## Begin Input records

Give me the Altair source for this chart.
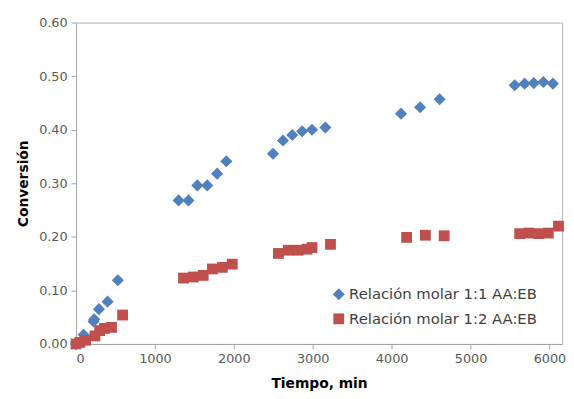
import altair as alt
import pandas as pd

serie_1 = "Relación molar 1:1 AA:EB"
serie_2 = "Relación molar 1:2 AA:EB"

t1 = [0, 96, 120, 222, 230, 290, 400, 530,
      1300, 1425, 1538, 1663, 1788, 1905,
      2497, 2623, 2741, 2866, 2991, 3160,
      4119, 4361, 4608,
      5560, 5685, 5802, 5924, 6044]
x1 = [0.000, 0.017, 0.013, 0.042, 0.046, 0.065, 0.079, 0.119,
      0.268, 0.268, 0.296, 0.296, 0.318, 0.341,
      0.355, 0.380, 0.390, 0.397, 0.400, 0.404,
      0.430, 0.442, 0.457,
      0.483, 0.486, 0.487, 0.489, 0.486]

t2 = [0, 50, 120, 240, 300, 360, 450, 590,
      1362, 1487, 1612, 1729, 1855, 1980,
      2565, 2690, 2815, 2928, 2991, 3225,
      4190, 4428, 4666,
      5623, 5739, 5865, 5986, 6115]
x2 = [0.000, 0.003, 0.007, 0.015, 0.025, 0.029, 0.031, 0.054,
      0.123, 0.125, 0.128, 0.140, 0.143, 0.149,
      0.169, 0.175, 0.175, 0.177, 0.180, 0.186,
      0.199, 0.203, 0.202,
      0.206, 0.207, 0.206, 0.207, 0.220]

y_ticks = [0, 0.1, 0.2, 0.3, 0.4, 0.5, 0.6]
x_ticks = [0, 1000, 2000, 3000, 4000, 5000, 6000]

df = pd.concat([
    pd.DataFrame({"t": t1, "x": x1, "s": serie_1}),
    pd.DataFrame({"t": t2, "x": x2, "s": serie_2}),
])

FONT = "DejaVu Sans"

chart = alt.Chart(df).mark_point(filled=True, opacity=1, clip=False).encode(
    x=alt.X("t:Q", title="Tiempo, min",
            scale=alt.Scale(domain=[0, 6160], nice=False, zero=False),
            axis=alt.Axis(values=x_ticks, format="d", grid=False)),
    y=alt.Y("x:Q", title="Conversión",
            scale=alt.Scale(domain=[0, 0.6], nice=False),
            axis=alt.Axis(values=y_ticks, format=".2f", grid=False)),
    color=alt.Color("s:N", title=None,
                    scale=alt.Scale(domain=[serie_1, serie_2], range=["#4F81BD", "#C0504D"]),
                    legend=alt.Legend(orient="none", legendX=259, legendY=268,
                                      labelFontSize=15, labelColor="#404040", labelFont=FONT,
                                      symbolSize=80, rowPadding=9, labelOffset=3,
                                      labelLimit=400)),
    shape=alt.Shape("s:N",
                    scale=alt.Scale(domain=[serie_1, serie_2], range=["diamond", "square"])),
    size=alt.Size("s:N", scale=alt.Scale(domain=[serie_1, serie_2], range=[150, 120]),
                  legend=None),
).properties(
    width=493, height=326,
    autosize=alt.AutoSizeParams(type="none"),
    padding={"left": 69, "top": 12, "right": 4, "bottom": 50},
).configure_view(
    stroke="#b5b5b5", strokeWidth=1
).configure_axis(
    labelFont=FONT, labelFontSize=13, labelColor="#595959",
    titleFont=FONT, titleFontSize=14, titleFontWeight="bold", titleColor="#000000",
    domainColor="#a6a6a6", tickColor="#a6a6a6", tickSize=5,
    labelPadding=4,
).configure_axisX(
    titlePadding=11
).configure_axisY(
    titlePadding=8
)

chart.save("out.html", embed_options={"renderer": "svg", "actions": False})
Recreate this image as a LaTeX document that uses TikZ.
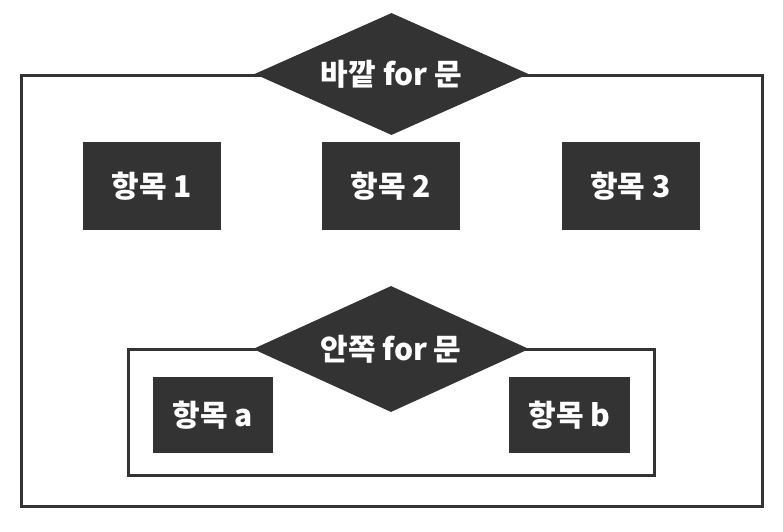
\documentclass[tikz,border=0pt]{standalone}
\usepackage{fontspec}
\newfontfamily\kr{Noto Sans CJK KR}
\usetikzlibrary{shapes.geometric}
\definecolor{dk}{HTML}{333333}
\begin{document}
\begin{tikzpicture}[x=1pt,y=-1pt,
  frame/.style={draw=dk,line width=3pt,inner sep=0pt},
  lbl/.style={text=white,font=\kr\bfseries\fontsize{30}{32}\selectfont},
  item/.style={lbl,fill=dk,inner sep=0pt},
  bigitem/.style={item,minimum width=138pt,minimum height=88pt},
  smallitem/.style={item,minimum width=120pt,minimum height=76pt},
  loopdia/.style={lbl,diamond,fill=dk,aspect=2.24,inner sep=0pt,minimum width=274pt,minimum height=122pt}]
\useasboundingbox (0,0) rectangle (783,531);
\fill[white] (0,0) rectangle (783,531);
% outer loop frame
\node[frame,minimum width=741pt,minimum height=431pt] (outer) at (391.5,290.5) {};
\node[loopdia] (outerdia) at (391.5,74) {바깥 for 문};
% outer items
\node[bigitem] (i1) at (152,186) {항목 1};
\node[bigitem] (i2) at (391,186) {항목 2};
\node[bigitem] (i3) at (630.5,186) {항목 3};
% inner loop frame
\node[frame,minimum width=526pt,minimum height=126pt] (inner) at (391,412) {};
\node[loopdia,minimum width=276pt,minimum height=126pt] (innerdia) at (391,349) {안쪽 for 문};
% inner items
\node[smallitem] (ia) at (213,415) {항목 a};
\node[smallitem,minimum width=121pt] (ib) at (569.5,415) {항목 b};
\end{tikzpicture}
\end{document}
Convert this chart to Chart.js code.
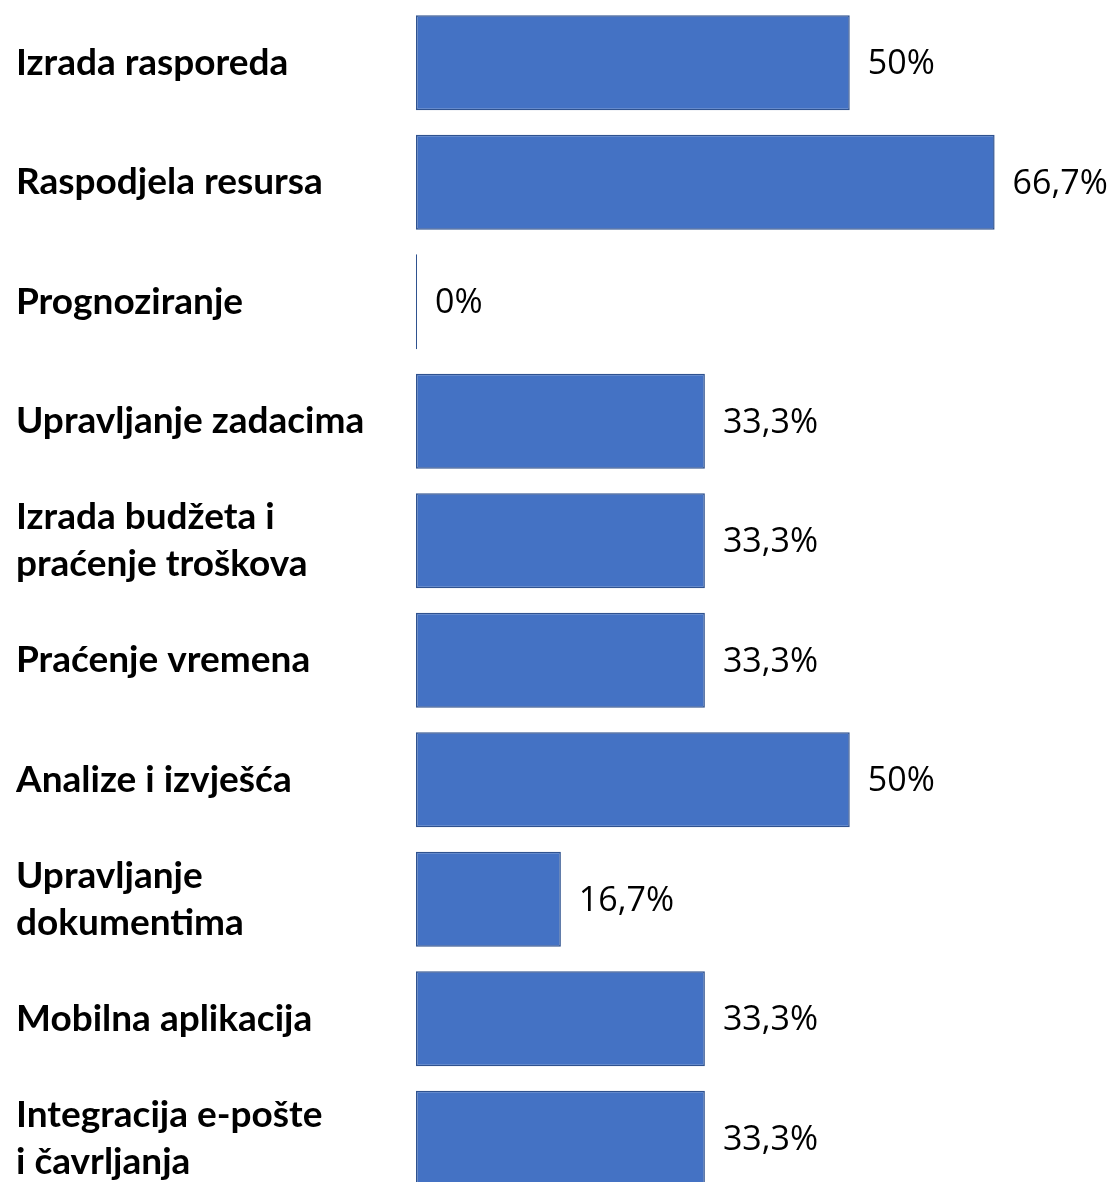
<!DOCTYPE html>
<html>
<head>
<meta charset="utf-8">
<script src="https://cdn.jsdelivr.net/npm/chart.js@4.4.0/dist/chart.umd.min.js"></script>
<style>
  html, body { margin: 0; padding: 0; background: #fff; overflow: hidden; }
  #wrap { width: 1110px; height: 1200px; }
</style>
</head>
<body>
<div id="wrap"><canvas id="c" width="1110" height="1200"></canvas></div>
<script>
const categories = [
  "Izrada rasporeda",
  "Raspodjela resursa",
  "Prognoziranje",
  "Upravljanje zadacima",
  ["Izrada budžeta i", "praćenje troškova"],
  "Praćenje vremena",
  "Analize i izvješća",
  ["Upravljanje", "dokumentima"],
  "Mobilna aplikacija",
  ["Integracija e-pošte", "i čavrljanja"]
];
const values = [50, 66.7, 0, 33.3, 33.3, 33.3, 50, 16.7, 33.3, 33.3];
const valueLabels = ["50%", "66,7%", "0%", "33,3%", "33,3%", "33,3%", "50%", "16,7%", "33,3%", "33,3%"];

const labelPlugin = {
  id: 'valueLabels',
  afterDatasetsDraw(chart) {
    const ctx = chart.ctx;
    const meta = chart.getDatasetMeta(0);
    ctx.save();
    ctx.font = '34px "Open Sans", sans-serif';
    ctx.fillStyle = '#000';
    ctx.textAlign = 'left';
    ctx.textBaseline = 'middle';
    meta.data.forEach((bar, i) => {
      ctx.fillText(valueLabels[i], bar.x + 18, bar.y + 2);
    });
    ctx.restore();
  }
};

new Chart(document.getElementById('c'), {
  type: 'bar',
  data: {
    labels: categories,
    datasets: [{
      data: values,
      backgroundColor: '#4472C4',
      borderColor: '#2F528F',
      borderWidth: 1.5,
      borderSkipped: false,
      minBarLength: 1,
      barPercentage: 0.795,
      categoryPercentage: 1
    }]
  },
  options: {
    indexAxis: 'y',
    responsive: false,
    animation: false,
    layout: { padding: { left: 16, right: 0, top: 3, bottom: 2 } },
    plugins: { legend: { display: false }, tooltip: { enabled: false } },
    scales: {
      x: { display: false, min: 0, max: 80 },
      y: {
        grid: { display: false, drawTicks: false },
        border: { display: false },
        afterFit(scale) { scale.width = 400; scale.paddingTop = 0; scale.paddingBottom = 0; },
        ticks: {
          crossAlign: 'far',
          color: '#000',
          padding: 0,
          autoSkip: false,
          font: { family: 'Lato', weight: 'bold', size: 37, lineHeight: 1.27 }
        }
      }
    }
  },
  plugins: [labelPlugin]
});
</script>
</body>
</html>
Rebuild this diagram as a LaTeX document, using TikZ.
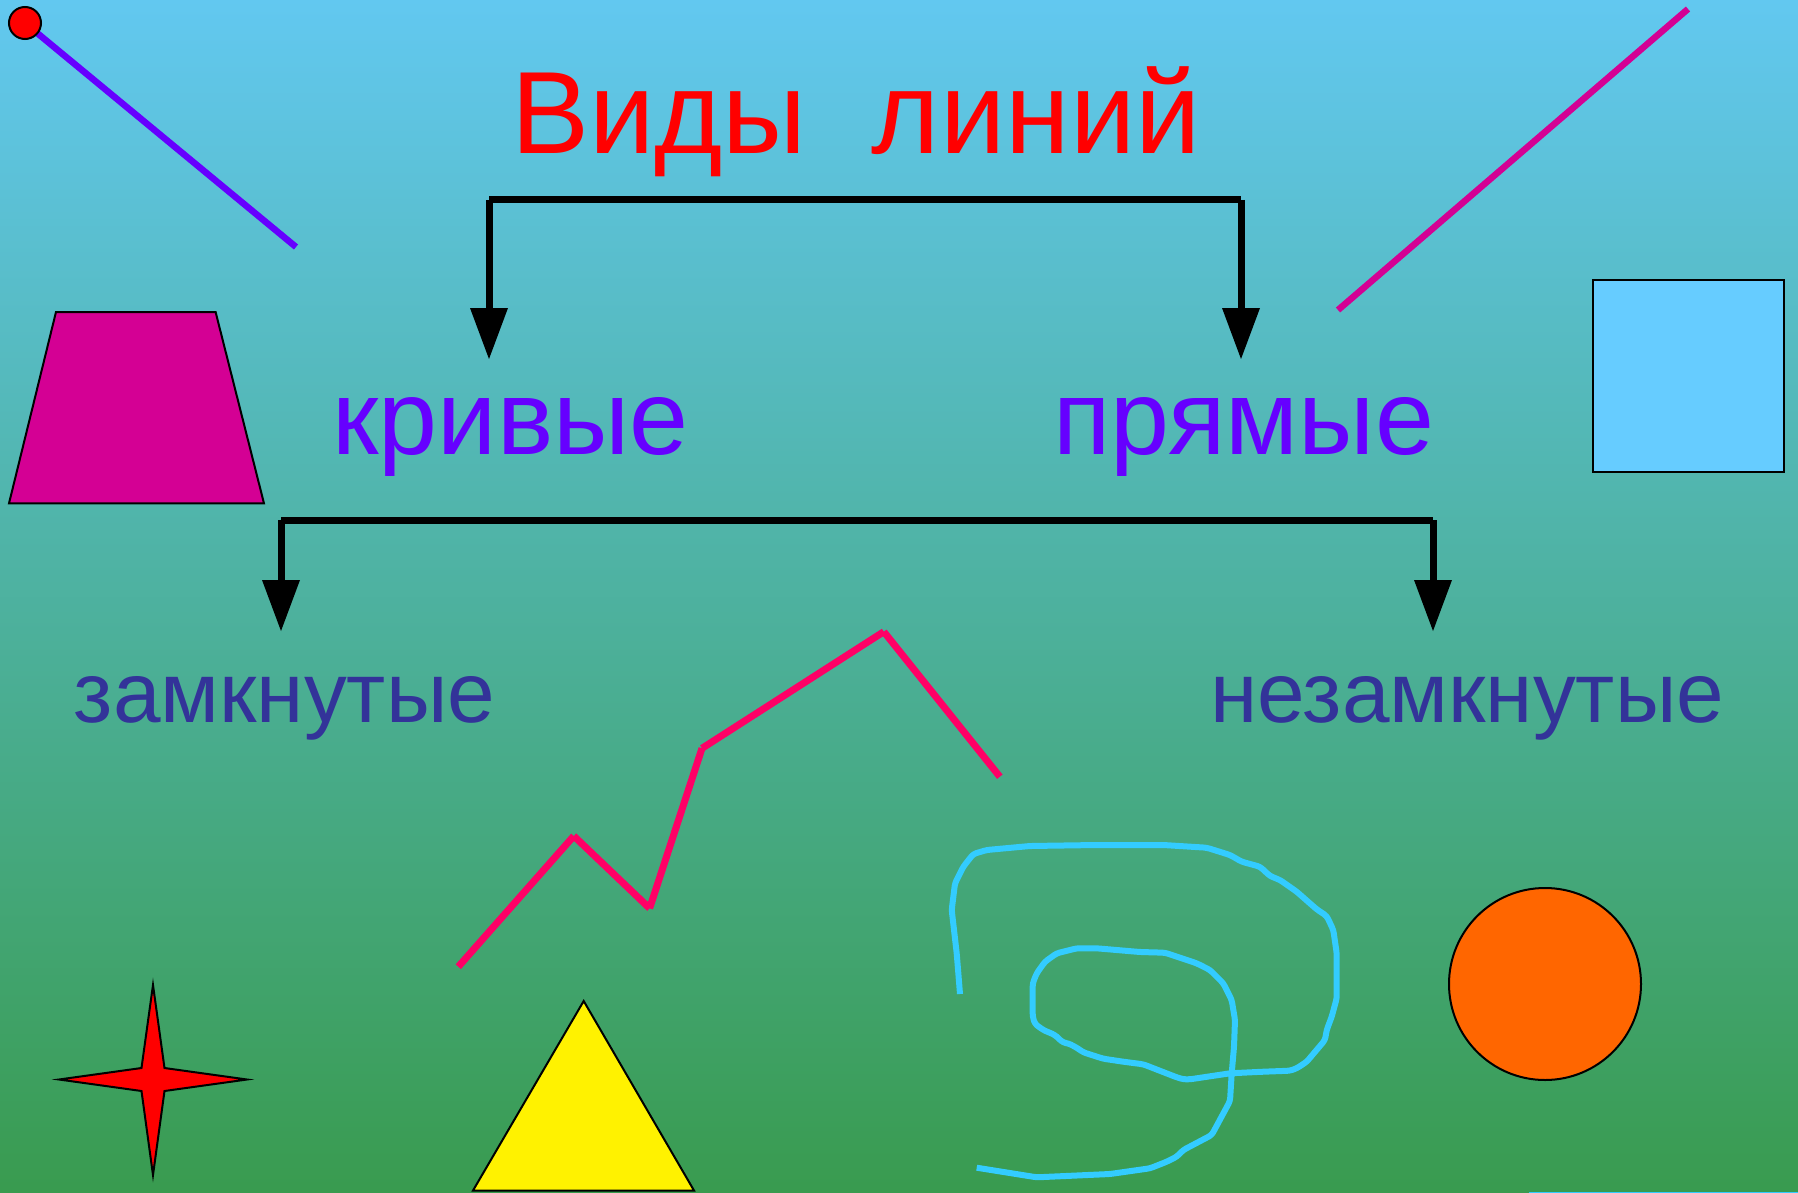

## End Input records

- _Brief_:
Repeat the material above in full and exactly, omitting the pictures.

- _Task answer_:
Give me the Altair source for this chart.
import altair as alt
import pandas as pd

serie_1 = "Relación molar 1:1 AA:EB"
serie_2 = "Relación molar 1:2 AA:EB"

t1 = [0, 96, 120, 222, 230, 290, 400, 530,
      1300, 1425, 1538, 1663, 1788, 1905,
      2497, 2623, 2741, 2866, 2991, 3160,
      4119, 4361, 4608,
      5560, 5685, 5802, 5924, 6044]
x1 = [0.000, 0.017, 0.013, 0.042, 0.046, 0.065, 0.079, 0.119,
      0.268, 0.268, 0.296, 0.296, 0.318, 0.341,
      0.355, 0.380, 0.390, 0.397, 0.400, 0.404,
      0.430, 0.442, 0.457,
      0.483, 0.486, 0.487, 0.489, 0.486]

t2 = [0, 50, 120, 240, 300, 360, 450, 590,
      1362, 1487, 1612, 1729, 1855, 1980,
      2565, 2690, 2815, 2928, 2991, 3225,
      4190, 4428, 4666,
      5623, 5739, 5865, 5986, 6115]
x2 = [0.000, 0.003, 0.007, 0.015, 0.025, 0.029, 0.031, 0.054,
      0.123, 0.125, 0.128, 0.140, 0.143, 0.149,
      0.169, 0.175, 0.175, 0.177, 0.180, 0.186,
      0.199, 0.203, 0.202,
      0.206, 0.207, 0.206, 0.207, 0.220]

y_ticks = [0, 0.1, 0.2, 0.3, 0.4, 0.5, 0.6]
x_ticks = [0, 1000, 2000, 3000, 4000, 5000, 6000]

df = pd.concat([
    pd.DataFrame({"t": t1, "x": x1, "s": serie_1}),
    pd.DataFrame({"t": t2, "x": x2, "s": serie_2}),
])

FONT = "DejaVu Sans"

chart = alt.Chart(df).mark_point(filled=True, opacity=1, clip=False).encode(
    x=alt.X("t:Q", title="Tiempo, min",
            scale=alt.Scale(domain=[0, 6160], nice=False, zero=False),
            axis=alt.Axis(values=x_ticks, format="d", grid=False)),
    y=alt.Y("x:Q", title="Conversión",
            scale=alt.Scale(domain=[0, 0.6], nice=False),
            axis=alt.Axis(values=y_ticks, format=".2f", grid=False)),
    color=alt.Color("s:N", title=None,
                    scale=alt.Scale(domain=[serie_1, serie_2], range=["#4F81BD", "#C0504D"]),
                    legend=alt.Legend(orient="none", legendX=259, legendY=268,
                                      labelFontSize=15, labelColor="#404040", labelFont=FONT,
                                      symbolSize=80, rowPadding=9, labelOffset=3,
                                      labelLimit=400)),
    shape=alt.Shape("s:N",
                    scale=alt.Scale(domain=[serie_1, serie_2], range=["diamond", "square"])),
    size=alt.Size("s:N", scale=alt.Scale(domain=[serie_1, serie_2], range=[150, 120]),
                  legend=None),
).properties(
    width=493, height=326,
    autosize=alt.AutoSizeParams(type="none"),
    padding={"left": 69, "top": 12, "right": 4, "bottom": 50},
).configure_view(
    stroke="#b5b5b5", strokeWidth=1
).configure_axis(
    labelFont=FONT, labelFontSize=13, labelColor="#595959",
    titleFont=FONT, titleFontSize=14, titleFontWeight="bold", titleColor="#000000",
    domainColor="#a6a6a6", tickColor="#a6a6a6", tickSize=5,
    labelPadding=4,
).configure_axisX(
    titlePadding=11
).configure_axisY(
    titlePadding=8
)

chart.save("out.html", embed_options={"renderer": "svg", "actions": False})
Recreate this image as a LaTeX document that uses TikZ.
\documentclass[tikz,border=0pt]{standalone}
\usepackage{fontspec}
\newfontfamily\kr{Noto Sans CJK KR}
\usetikzlibrary{shapes.geometric}
\definecolor{dk}{HTML}{333333}
\begin{document}
\begin{tikzpicture}[x=1pt,y=-1pt,
  frame/.style={draw=dk,line width=3pt,inner sep=0pt},
  lbl/.style={text=white,font=\kr\bfseries\fontsize{30}{32}\selectfont},
  item/.style={lbl,fill=dk,inner sep=0pt},
  bigitem/.style={item,minimum width=138pt,minimum height=88pt},
  smallitem/.style={item,minimum width=120pt,minimum height=76pt},
  loopdia/.style={lbl,diamond,fill=dk,aspect=2.24,inner sep=0pt,minimum width=274pt,minimum height=122pt}]
\useasboundingbox (0,0) rectangle (783,531);
\fill[white] (0,0) rectangle (783,531);
% outer loop frame
\node[frame,minimum width=741pt,minimum height=431pt] (outer) at (391.5,290.5) {};
\node[loopdia] (outerdia) at (391.5,74) {바깥 for 문};
% outer items
\node[bigitem] (i1) at (152,186) {항목 1};
\node[bigitem] (i2) at (391,186) {항목 2};
\node[bigitem] (i3) at (630.5,186) {항목 3};
% inner loop frame
\node[frame,minimum width=526pt,minimum height=126pt] (inner) at (391,412) {};
\node[loopdia,minimum width=276pt,minimum height=126pt] (innerdia) at (391,349) {안쪽 for 문};
% inner items
\node[smallitem] (ia) at (213,415) {항목 a};
\node[smallitem,minimum width=121pt] (ib) at (569.5,415) {항목 b};
\end{tikzpicture}
\end{document}
Convert this chart to Chart.js code.
<!DOCTYPE html>
<html>
<head>
<meta charset="utf-8">
<script src="https://cdn.jsdelivr.net/npm/chart.js@4.4.0/dist/chart.umd.min.js"></script>
<style>
  html, body { margin: 0; padding: 0; background: #fff; overflow: hidden; }
  #wrap { width: 1110px; height: 1200px; }
</style>
</head>
<body>
<div id="wrap"><canvas id="c" width="1110" height="1200"></canvas></div>
<script>
const categories = [
  "Izrada rasporeda",
  "Raspodjela resursa",
  "Prognoziranje",
  "Upravljanje zadacima",
  ["Izrada budžeta i", "praćenje troškova"],
  "Praćenje vremena",
  "Analize i izvješća",
  ["Upravljanje", "dokumentima"],
  "Mobilna aplikacija",
  ["Integracija e-pošte", "i čavrljanja"]
];
const values = [50, 66.7, 0, 33.3, 33.3, 33.3, 50, 16.7, 33.3, 33.3];
const valueLabels = ["50%", "66,7%", "0%", "33,3%", "33,3%", "33,3%", "50%", "16,7%", "33,3%", "33,3%"];

const labelPlugin = {
  id: 'valueLabels',
  afterDatasetsDraw(chart) {
    const ctx = chart.ctx;
    const meta = chart.getDatasetMeta(0);
    ctx.save();
    ctx.font = '34px "Open Sans", sans-serif';
    ctx.fillStyle = '#000';
    ctx.textAlign = 'left';
    ctx.textBaseline = 'middle';
    meta.data.forEach((bar, i) => {
      ctx.fillText(valueLabels[i], bar.x + 18, bar.y + 2);
    });
    ctx.restore();
  }
};

new Chart(document.getElementById('c'), {
  type: 'bar',
  data: {
    labels: categories,
    datasets: [{
      data: values,
      backgroundColor: '#4472C4',
      borderColor: '#2F528F',
      borderWidth: 1.5,
      borderSkipped: false,
      minBarLength: 1,
      barPercentage: 0.795,
      categoryPercentage: 1
    }]
  },
  options: {
    indexAxis: 'y',
    responsive: false,
    animation: false,
    layout: { padding: { left: 16, right: 0, top: 3, bottom: 2 } },
    plugins: { legend: { display: false }, tooltip: { enabled: false } },
    scales: {
      x: { display: false, min: 0, max: 80 },
      y: {
        grid: { display: false, drawTicks: false },
        border: { display: false },
        afterFit(scale) { scale.width = 400; scale.paddingTop = 0; scale.paddingBottom = 0; },
        ticks: {
          crossAlign: 'far',
          color: '#000',
          padding: 0,
          autoSkip: false,
          font: { family: 'Lato', weight: 'bold', size: 37, lineHeight: 1.27 }
        }
      }
    }
  },
  plugins: [labelPlugin]
});
</script>
</body>
</html>
Rebuild this diagram as a LaTeX document, using TikZ.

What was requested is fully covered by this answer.